* begin *

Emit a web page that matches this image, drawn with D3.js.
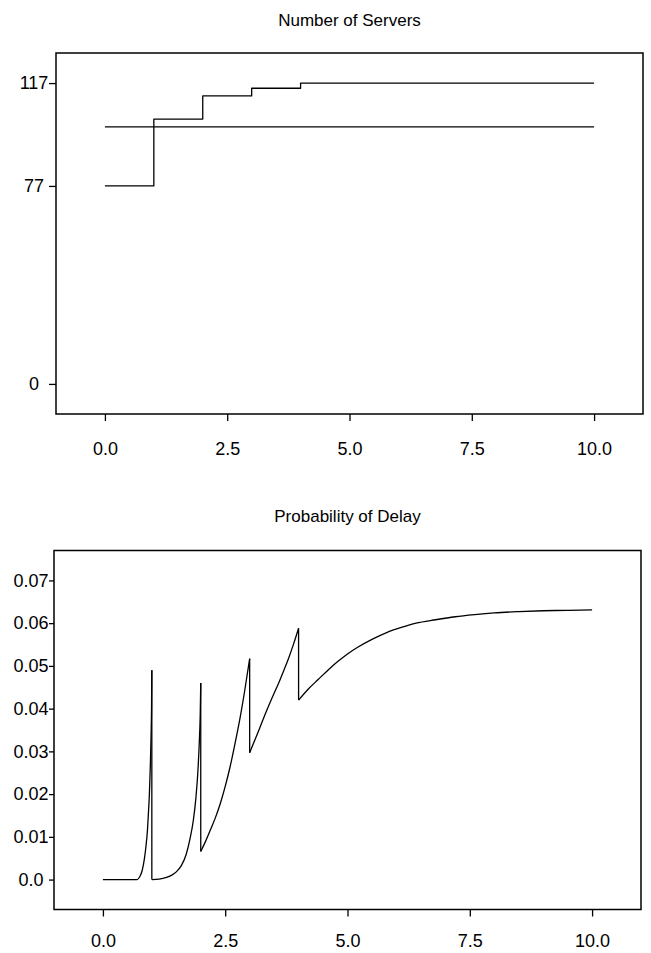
<!DOCTYPE html>
<html>
<head>
<meta charset="utf-8">
<script src="https://cdn.jsdelivr.net/npm/d3@7"></script>
<style>
    body { margin: 0; background: #fff; }
    text { font-family: "Liberation Sans", Arial, Helvetica, sans-serif; fill: #000; }
</style>
</head>
<body>
<svg id="chart-svg"></svg>
<script>
// top panel: number of servers (step function) and the constant reference level
var serverTimes = [0, 1, 2, 3, 4, 10]
var serverCounts = [77, 103, 112, 115, 117, 117]
var referenceTimes = [0, 10]
var referenceCounts = [100, 100]
var serverTicks = [0, 77, 117]

// bottom panel: probability of delay (a repeated time = jump at a staffing change)
var delayTimes = [0, 0.7, 0.75, 0.8, 0.85, 0.88, 0.91, 0.93, 0.95, 0.97, 0.985, 0.995, 1.0,
    1.0, 1.15, 1.3, 1.4, 1.5, 1.6, 1.7, 1.78, 1.85, 1.9, 1.94, 1.97, 1.99, 2.0,
    2.0, 2.1, 2.2, 2.3, 2.4, 2.5, 2.6, 2.7, 2.8, 2.9, 3.0,
    3.0, 3.1, 3.2, 3.3, 3.45, 3.6, 3.7, 3.8, 3.9, 4.0,
    4.0, 4.2, 4.4, 4.6, 4.8, 5.0, 5.2, 5.5, 5.8, 6.1, 6.4, 6.8, 7.2, 7.6, 8.0, 8.5, 9.0, 9.5, 10.0]
var delayProbs = [0, 0, 0.0006, 0.002, 0.005, 0.0078, 0.0115, 0.0155, 0.020, 0.027, 0.034, 0.041, 0.049,
    0, 0.0001, 0.0005, 0.001, 0.0018, 0.0032, 0.0058, 0.0095, 0.014, 0.019, 0.025, 0.032, 0.039, 0.046,
    0.0066, 0.009, 0.0117, 0.0145, 0.0178, 0.0218, 0.0264, 0.0318, 0.0376, 0.0443, 0.0517,
    0.0297, 0.0325, 0.0353, 0.0382, 0.0423, 0.0462, 0.049, 0.0519, 0.0552, 0.0588,
    0.042, 0.0446, 0.0468, 0.049, 0.051, 0.0528, 0.0543, 0.0562, 0.0578, 0.059, 0.06, 0.0608, 0.0615, 0.062, 0.0624, 0.0627, 0.0629, 0.063, 0.0631]
var delayTicks = [0, 0.01, 0.02, 0.03, 0.04, 0.05, 0.06, 0.07]
var delayTickLabels = ["0.0", "0.01", "0.02", "0.03", "0.04", "0.05", "0.06", "0.07"]

// shared x axis
var timeTicks = [0, 2.5, 5, 7.5, 10]
var timeTickLabels = ["0.0", "2.5", "5.0", "7.5", "10.0"]

var svg = d3.select("#chart-svg")
    .attr("width", 651)
    .attr("height", 953)

svg.append("rect")
   .attr("width", 651)
   .attr("height", 953)
   .attr("fill", "#fff")

// split a series into smooth pieces wherever the time repeats
function splitAtJumps(ts, vs){
    var pieces = [[]]
    ts.forEach((t, i) => {
        if(i > 0 && t == ts[i - 1]){
            pieces.push([])
        }
        pieces[pieces.length - 1].push([t, vs[i]])
    })
    return pieces
}

function drawPanel(opts){
    var g = svg.append("g")

    var x = d3.scaleLinear()
              .domain([-1, 11])
              .range([opts.left, opts.right])
    var y = d3.scaleLinear()
              .domain(opts.yDomain)
              .range([opts.bottom, opts.top])

    // title
    g.append("text")
     .attr("x", (opts.left + opts.right) / 2)
     .attr("y", opts.titleY)
     .attr("text-anchor", "middle")
     .attr("font-size", "17px")
     .text(opts.title)

    // frame
    g.append("rect")
     .attr("x", opts.left)
     .attr("y", opts.top)
     .attr("width", opts.right - opts.left)
     .attr("height", opts.bottom - opts.top)
     .attr("fill", "none")
     .attr("stroke", "#000")
     .attr("stroke-width", 1.5)

    // y axis
    var yAxis = g.append("g")
       .attr("transform", `translate(${opts.left},0)`)
       .call(d3.axisLeft(y).tickValues(opts.yTicks)
                .tickSize(opts.yTickLen)
                .tickFormat((d, i) => opts.yLabels[i]))
    yAxis.select(".domain").remove()
    yAxis.selectAll(".tick line").attr("stroke", "#000").attr("stroke-width", 1.3)
    yAxis.selectAll(".tick text")
         .attr("x", -opts.yLabelOffset)
         .attr("text-anchor", "middle")
         .attr("font-size", "18px")
         .attr("font-family", null)
         .attr("fill", "#000")

    // x axis
    var xAxis = g.append("g")
       .attr("transform", `translate(0,${opts.bottom})`)
       .call(d3.axisBottom(x).tickValues(timeTicks)
                .tickSize(7)
                .tickFormat((d, i) => timeTickLabels[i]))
    xAxis.select(".domain").remove()
    xAxis.selectAll(".tick line").attr("stroke", "#000").attr("stroke-width", 1.3)
    xAxis.selectAll(".tick text")
         .attr("y", opts.xLabelOffset)
         .attr("dy", "0.35em")
         .attr("font-size", "18px")
         .attr("font-family", null)
         .attr("fill", "#000")

    opts.series.forEach((s) => {
        var pieces = s.split ? splitAtJumps(s.t, s.v) : [s.t.map((t, i) => [t, s.v[i]])]
        var line = d3.line()
                     .x((d) => x(d[0]))
                     .y((d) => y(d[1]))
                     .curve(s.curve)
        pieces.forEach((pts, k) => {
            g.append("path")
             .datum(pts)
             .attr("d", line)
             .attr("fill", "none")
             .attr("stroke", "#000")
             .attr("stroke-width", 1.3)
             .attr("stroke-linejoin", "round")
            // vertical drop into the next piece
            if(k < pieces.length - 1){
                var a = pts[pts.length - 1], b = pieces[k + 1][0]
                g.append("path")
                 .datum([a, b])
                 .attr("d", d3.line().x((d) => x(d[0])).y((d) => y(d[1])))
                 .attr("fill", "none")
                 .attr("stroke", "#000")
                 .attr("stroke-width", 1.3)
            }
        })
    })
}

drawPanel({
    title: "Number of Servers",
    titleY: 26,
    left: 56, right: 643, top: 53, bottom: 414,
    yDomain: [-11.7, 128.7],
    yTicks: serverTicks,
    yLabels: serverTicks.map(String),
    yTickLen: 7,
    yLabelOffset: 22,
    xLabelOffset: 35,
    series: [
        {t: serverTimes, v: serverCounts, curve: d3.curveStepAfter},
        {t: referenceTimes, v: referenceCounts, curve: d3.curveLinear}
    ]
})

drawPanel({
    title: "Probability of Delay",
    titleY: 522,
    left: 54, right: 641, top: 550.5, bottom: 909.5,
    yDomain: [-0.007, 0.077],
    yTicks: delayTicks,
    yLabels: delayTickLabels,
    yTickLen: 5,
    yLabelOffset: 23,
    xLabelOffset: 31,
    series: [
        {t: delayTimes, v: delayProbs, curve: d3.curveMonotoneX, split: true}
    ]
})
</script>
</body>
</html>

* end *

Quote the data exactly, leaving every image out of the copy.

Emit a web page that matches this image, drawn with D3.js.
<!DOCTYPE html>
<html>
<head>
<meta charset="utf-8">
<script src="https://cdn.jsdelivr.net/npm/d3@7"></script>
<style>
    body { margin: 0; background: #fff; }
    text { font-family: "Liberation Sans", Arial, Helvetica, sans-serif; fill: #000; }
</style>
</head>
<body>
<svg id="chart-svg"></svg>
<script>
// top panel: number of servers (step function) and the constant reference level
var serverTimes = [0, 1, 2, 3, 4, 10]
var serverCounts = [77, 103, 112, 115, 117, 117]
var referenceTimes = [0, 10]
var referenceCounts = [100, 100]
var serverTicks = [0, 77, 117]

// bottom panel: probability of delay (a repeated time = jump at a staffing change)
var delayTimes = [0, 0.7, 0.75, 0.8, 0.85, 0.88, 0.91, 0.93, 0.95, 0.97, 0.985, 0.995, 1.0,
    1.0, 1.15, 1.3, 1.4, 1.5, 1.6, 1.7, 1.78, 1.85, 1.9, 1.94, 1.97, 1.99, 2.0,
    2.0, 2.1, 2.2, 2.3, 2.4, 2.5, 2.6, 2.7, 2.8, 2.9, 3.0,
    3.0, 3.1, 3.2, 3.3, 3.45, 3.6, 3.7, 3.8, 3.9, 4.0,
    4.0, 4.2, 4.4, 4.6, 4.8, 5.0, 5.2, 5.5, 5.8, 6.1, 6.4, 6.8, 7.2, 7.6, 8.0, 8.5, 9.0, 9.5, 10.0]
var delayProbs = [0, 0, 0.0006, 0.002, 0.005, 0.0078, 0.0115, 0.0155, 0.020, 0.027, 0.034, 0.041, 0.049,
    0, 0.0001, 0.0005, 0.001, 0.0018, 0.0032, 0.0058, 0.0095, 0.014, 0.019, 0.025, 0.032, 0.039, 0.046,
    0.0066, 0.009, 0.0117, 0.0145, 0.0178, 0.0218, 0.0264, 0.0318, 0.0376, 0.0443, 0.0517,
    0.0297, 0.0325, 0.0353, 0.0382, 0.0423, 0.0462, 0.049, 0.0519, 0.0552, 0.0588,
    0.042, 0.0446, 0.0468, 0.049, 0.051, 0.0528, 0.0543, 0.0562, 0.0578, 0.059, 0.06, 0.0608, 0.0615, 0.062, 0.0624, 0.0627, 0.0629, 0.063, 0.0631]
var delayTicks = [0, 0.01, 0.02, 0.03, 0.04, 0.05, 0.06, 0.07]
var delayTickLabels = ["0.0", "0.01", "0.02", "0.03", "0.04", "0.05", "0.06", "0.07"]

// shared x axis
var timeTicks = [0, 2.5, 5, 7.5, 10]
var timeTickLabels = ["0.0", "2.5", "5.0", "7.5", "10.0"]

var svg = d3.select("#chart-svg")
    .attr("width", 651)
    .attr("height", 953)

svg.append("rect")
   .attr("width", 651)
   .attr("height", 953)
   .attr("fill", "#fff")

// split a series into smooth pieces wherever the time repeats
function splitAtJumps(ts, vs){
    var pieces = [[]]
    ts.forEach((t, i) => {
        if(i > 0 && t == ts[i - 1]){
            pieces.push([])
        }
        pieces[pieces.length - 1].push([t, vs[i]])
    })
    return pieces
}

function drawPanel(opts){
    var g = svg.append("g")

    var x = d3.scaleLinear()
              .domain([-1, 11])
              .range([opts.left, opts.right])
    var y = d3.scaleLinear()
              .domain(opts.yDomain)
              .range([opts.bottom, opts.top])

    // title
    g.append("text")
     .attr("x", (opts.left + opts.right) / 2)
     .attr("y", opts.titleY)
     .attr("text-anchor", "middle")
     .attr("font-size", "17px")
     .text(opts.title)

    // frame
    g.append("rect")
     .attr("x", opts.left)
     .attr("y", opts.top)
     .attr("width", opts.right - opts.left)
     .attr("height", opts.bottom - opts.top)
     .attr("fill", "none")
     .attr("stroke", "#000")
     .attr("stroke-width", 1.5)

    // y axis
    var yAxis = g.append("g")
       .attr("transform", `translate(${opts.left},0)`)
       .call(d3.axisLeft(y).tickValues(opts.yTicks)
                .tickSize(opts.yTickLen)
                .tickFormat((d, i) => opts.yLabels[i]))
    yAxis.select(".domain").remove()
    yAxis.selectAll(".tick line").attr("stroke", "#000").attr("stroke-width", 1.3)
    yAxis.selectAll(".tick text")
         .attr("x", -opts.yLabelOffset)
         .attr("text-anchor", "middle")
         .attr("font-size", "18px")
         .attr("font-family", null)
         .attr("fill", "#000")

    // x axis
    var xAxis = g.append("g")
       .attr("transform", `translate(0,${opts.bottom})`)
       .call(d3.axisBottom(x).tickValues(timeTicks)
                .tickSize(7)
                .tickFormat((d, i) => timeTickLabels[i]))
    xAxis.select(".domain").remove()
    xAxis.selectAll(".tick line").attr("stroke", "#000").attr("stroke-width", 1.3)
    xAxis.selectAll(".tick text")
         .attr("y", opts.xLabelOffset)
         .attr("dy", "0.35em")
         .attr("font-size", "18px")
         .attr("font-family", null)
         .attr("fill", "#000")

    opts.series.forEach((s) => {
        var pieces = s.split ? splitAtJumps(s.t, s.v) : [s.t.map((t, i) => [t, s.v[i]])]
        var line = d3.line()
                     .x((d) => x(d[0]))
                     .y((d) => y(d[1]))
                     .curve(s.curve)
        pieces.forEach((pts, k) => {
            g.append("path")
             .datum(pts)
             .attr("d", line)
             .attr("fill", "none")
             .attr("stroke", "#000")
             .attr("stroke-width", 1.3)
             .attr("stroke-linejoin", "round")
            // vertical drop into the next piece
            if(k < pieces.length - 1){
                var a = pts[pts.length - 1], b = pieces[k + 1][0]
                g.append("path")
                 .datum([a, b])
                 .attr("d", d3.line().x((d) => x(d[0])).y((d) => y(d[1])))
                 .attr("fill", "none")
                 .attr("stroke", "#000")
                 .attr("stroke-width", 1.3)
            }
        })
    })
}

drawPanel({
    title: "Number of Servers",
    titleY: 26,
    left: 56, right: 643, top: 53, bottom: 414,
    yDomain: [-11.7, 128.7],
    yTicks: serverTicks,
    yLabels: serverTicks.map(String),
    yTickLen: 7,
    yLabelOffset: 22,
    xLabelOffset: 35,
    series: [
        {t: serverTimes, v: serverCounts, curve: d3.curveStepAfter},
        {t: referenceTimes, v: referenceCounts, curve: d3.curveLinear}
    ]
})

drawPanel({
    title: "Probability of Delay",
    titleY: 522,
    left: 54, right: 641, top: 550.5, bottom: 909.5,
    yDomain: [-0.007, 0.077],
    yTicks: delayTicks,
    yLabels: delayTickLabels,
    yTickLen: 5,
    yLabelOffset: 23,
    xLabelOffset: 31,
    series: [
        {t: delayTimes, v: delayProbs, curve: d3.curveMonotoneX, split: true}
    ]
})
</script>
</body>
</html>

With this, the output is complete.